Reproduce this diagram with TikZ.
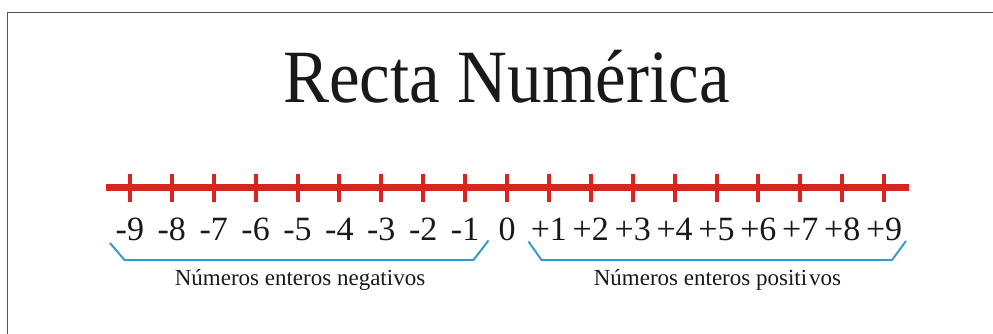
\documentclass[tikz,border=0pt]{standalone}
\usepackage{fontspec}
\setmainfont{Liberation Serif}
\definecolor{axisred}{HTML}{D8261F}
\definecolor{bracketblue}{HTML}{3A9AD0}
\definecolor{framegray}{HTML}{555555}
\begin{document}
\begin{tikzpicture}[x=1pt,y=-1pt,
  frame/.style={draw=framegray,line width=1.5pt},
  titletext/.style={anchor=base,inner sep=0pt,font=\fontsize{69}{72}\selectfont,text=black!90,yscale=1.09},
  numtext/.style={anchor=base,inner sep=0pt,font=\fontsize{34}{35}\selectfont,text=black!90},
  captext/.style={anchor=base,inner sep=0pt,font=\fontsize{23}{24}\selectfont,text=black!90},
  axisline/.style={draw=axisred,line width=7.5pt},
  tickline/.style={draw=axisred,line width=4pt},
  bracketline/.style={draw=bracketblue,line width=2pt,line join=miter}]
\useasboundingbox (0,0) rectangle (993,334);
\fill[white] (0,0) rectangle (993,334);
\coordinate (fbl) at (7.5,334);
\coordinate (ftl) at (7.5,12.5);
\coordinate (ftr) at (993,12.5);
\draw[frame] (fbl) -- (ftl) -- (ftr);
\node[titletext] (title) at (506.5,103) {Recta Numérica};
\coordinate (axL) at (105.5,187.5);
\coordinate (axR) at (909,187.5);
\draw[axisline] (axL) -- (axR);
\foreach \i in {-9,...,9}{
  \coordinate (tt\i) at ({507+41.9*\i},173.5);
  \coordinate (tb\i) at ({507+41.9*\i},201.5);
  \draw[tickline] (tt\i) -- (tb\i);
}
\foreach \i in {-9,...,-1}{
  \node[numtext] (n\i) at ({507+41.9*\i},240) {\i};
}
\node[numtext] (n0) at (507,240) {0};
\foreach \i in {1,...,9}{
  \node[numtext] (n\i) at ({507+41.9*\i},240) {+\i};
}
\coordinate (b1a) at (110,243);
\coordinate (b1b) at (124.5,260);
\coordinate (b1c) at (473.5,260);
\coordinate (b1d) at (488.5,240.5);
\draw[bracketline] (b1a) -- (b1b) -- (b1c) -- (b1d);
\coordinate (b2a) at (528.5,241.5);
\coordinate (b2b) at (541.5,260);
\coordinate (b2c) at (892,260);
\coordinate (b2d) at (906,241);
\draw[bracketline] (b2a) -- (b2b) -- (b2c) -- (b2d);
\node[captext] (neg) at (300,285.5) {Números enteros negativos};
\node[captext] (pos) at (717.5,285.5) {Números enteros positi\kern2pt vos};
\end{tikzpicture}
\end{document}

◇ ◇ ◇ ◇ ◇ ◇ ◇

Task directions: From the data above, write out everything exactly except the pictures.

Result below:
Reproduce this diagram with TikZ.
\documentclass[tikz,border=0pt]{standalone}
\usepackage{fontspec}
\setmainfont{Liberation Serif}
\definecolor{axisred}{HTML}{D8261F}
\definecolor{bracketblue}{HTML}{3A9AD0}
\definecolor{framegray}{HTML}{555555}
\begin{document}
\begin{tikzpicture}[x=1pt,y=-1pt,
  frame/.style={draw=framegray,line width=1.5pt},
  titletext/.style={anchor=base,inner sep=0pt,font=\fontsize{69}{72}\selectfont,text=black!90,yscale=1.09},
  numtext/.style={anchor=base,inner sep=0pt,font=\fontsize{34}{35}\selectfont,text=black!90},
  captext/.style={anchor=base,inner sep=0pt,font=\fontsize{23}{24}\selectfont,text=black!90},
  axisline/.style={draw=axisred,line width=7.5pt},
  tickline/.style={draw=axisred,line width=4pt},
  bracketline/.style={draw=bracketblue,line width=2pt,line join=miter}]
\useasboundingbox (0,0) rectangle (993,334);
\fill[white] (0,0) rectangle (993,334);
\coordinate (fbl) at (7.5,334);
\coordinate (ftl) at (7.5,12.5);
\coordinate (ftr) at (993,12.5);
\draw[frame] (fbl) -- (ftl) -- (ftr);
\node[titletext] (title) at (506.5,103) {Recta Numérica};
\coordinate (axL) at (105.5,187.5);
\coordinate (axR) at (909,187.5);
\draw[axisline] (axL) -- (axR);
\foreach \i in {-9,...,9}{
  \coordinate (tt\i) at ({507+41.9*\i},173.5);
  \coordinate (tb\i) at ({507+41.9*\i},201.5);
  \draw[tickline] (tt\i) -- (tb\i);
}
\foreach \i in {-9,...,-1}{
  \node[numtext] (n\i) at ({507+41.9*\i},240) {\i};
}
\node[numtext] (n0) at (507,240) {0};
\foreach \i in {1,...,9}{
  \node[numtext] (n\i) at ({507+41.9*\i},240) {+\i};
}
\coordinate (b1a) at (110,243);
\coordinate (b1b) at (124.5,260);
\coordinate (b1c) at (473.5,260);
\coordinate (b1d) at (488.5,240.5);
\draw[bracketline] (b1a) -- (b1b) -- (b1c) -- (b1d);
\coordinate (b2a) at (528.5,241.5);
\coordinate (b2b) at (541.5,260);
\coordinate (b2c) at (892,260);
\coordinate (b2d) at (906,241);
\draw[bracketline] (b2a) -- (b2b) -- (b2c) -- (b2d);
\node[captext] (neg) at (300,285.5) {Números enteros negativos};
\node[captext] (pos) at (717.5,285.5) {Números enteros positi\kern2pt vos};
\end{tikzpicture}
\end{document}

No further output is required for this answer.